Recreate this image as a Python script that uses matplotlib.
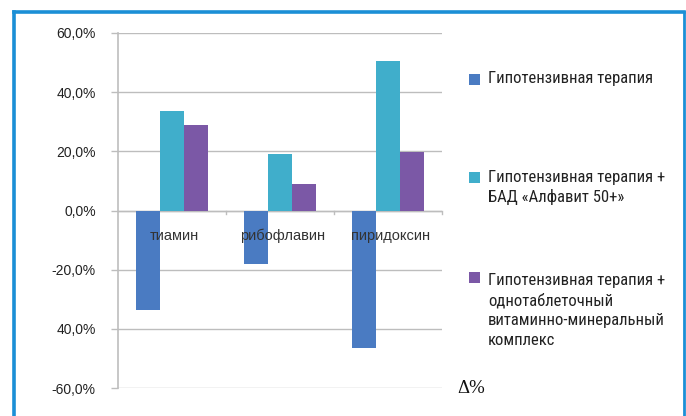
import matplotlib
matplotlib.use('Agg')
import matplotlib.pyplot as plt
from matplotlib.patches import Rectangle
import numpy as np

# Change of vitamin levels per group, percent
vitamins = ['тиамин', 'рибофлавин', 'пиридоксин']
base_therapy = [-33.5, -18.2, -46.6]
with_alphabet = [33.5, 19.1, 50.4]
with_complex = [29.0, 9.0, 19.9]

series_names = [
    ['Гипотензивная терапия'],
    ['Гипотензивная терапия +', 'БАД «Алфавит 50+»'],
    ['Гипотензивная терапия +', 'однотаблеточный', 'витаминно-минеральный', 'комплекс'],
]
series_colors = ['#4a7bc2', '#40aecb', '#7b58a6']
y_ticks = [-60, -40, -20, 0, 20, 40, 60]
y_tick_labels = ['-60,0%', '40,0%', '-20,0%', '0,0%', '20,0%', '40,0%', '60,0%']

W, H = 686, 416
arial = ['Liberation Sans', 'DejaVu Sans']
narrow = ['Roboto Condensed', 'PT Sans Narrow', 'DejaVu Sans']

fig = plt.figure(figsize=(W / 100, H / 100), dpi=100)
ax = fig.add_axes([118 / W, (H - 388) / H, (442 - 118) / W, (388 - 33) / H])

x = np.arange(len(vitamins))
bw = 0.22
for i, vals in enumerate([base_therapy, with_alphabet, with_complex]):
    ax.bar(x + (i - 1) * bw, vals, bw, color=series_colors[i], zorder=3)

ax.set_xlim(-0.5, 2.5)
ax.set_ylim(-60, 60)
ax.set_yticks(y_ticks)
ax.set_yticklabels(y_tick_labels, fontsize=10, color='#222222', family=arial)
ax.yaxis.grid(True, color='#bdbdbd', linewidth=1.0, zorder=0)
ax.tick_params(axis='y', length=5, width=1, color='#bdbdbd', pad=11)
ax.set_xticks([])
for s in ['top', 'right', 'bottom']:
    ax.spines[s].set_visible(False)
ax.spines['left'].set_color('#bdbdbd')
ax.spines['left'].set_linewidth(1.2)

# zero line with small ticks between categories
ax.axhline(0, color='#bdbdbd', linewidth=1.0, zorder=1)
for b in [0.5, 1.5, 2.5]:
    ax.plot([b, b], [0, -1.3], color='#bdbdbd', linewidth=1.0, zorder=1, clip_on=False)

# category names sit just below the zero line, on top of the negative bars
for xi, name in zip(x, vitamins):
    ax.text(xi + 0.02, -8.5, name, ha='center', va='center', fontsize=10.5, color='#333333',
            family=arial, zorder=4)

# legend drawn by hand on the right
marker_y = [79.5, 177.5, 277.5]
first_baseline = [83, 182, 285]
line_step = 20
for lines, col, my, by in zip(series_names, series_colors, marker_y, first_baseline):
    fig.patches.append(Rectangle((469 / W, (H - my - 5.5) / H), 11 / W, 11 / H,
                                 transform=fig.transFigure, facecolor=col, edgecolor='none'))
    for k, line in enumerate(lines):
        fig.text(488 / W, (H - by - k * line_step) / H, line, ha='left', va='baseline',
                 fontsize=12, color='#222222', family=narrow)

fig.text(457 / W, (H - 393) / H, 'Δ%', ha='left', va='baseline', fontsize=13.5,
         color='#111111', family=['Liberation Serif', 'DejaVu Serif'])

# blue frame round the figure, open at the bottom
frame_col = '#1b8fd6'
fig.add_artist(plt.Line2D([14.5 / W, 14.5 / W], [0, (H - 11.5) / H], color=frame_col,
                          linewidth=2.6, transform=fig.transFigure))
fig.add_artist(plt.Line2D([14.5 / W, 683.5 / W], [(H - 11.5) / H, (H - 11.5) / H],
                          color=frame_col, linewidth=2.6, transform=fig.transFigure))
fig.add_artist(plt.Line2D([683.5 / W, 683.5 / W], [0, (H - 11.5) / H], color=frame_col,
                          linewidth=2.0, transform=fig.transFigure))

fig.savefig('out.png', dpi=100)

# Aim
From the first line above to the line containing "import numpy as np", repeat each line exactly. Pictures stay out.

# Task answer
Recreate this image as a Python script that uses matplotlib.
import matplotlib
matplotlib.use('Agg')
import matplotlib.pyplot as plt
from matplotlib.patches import Rectangle
import numpy as np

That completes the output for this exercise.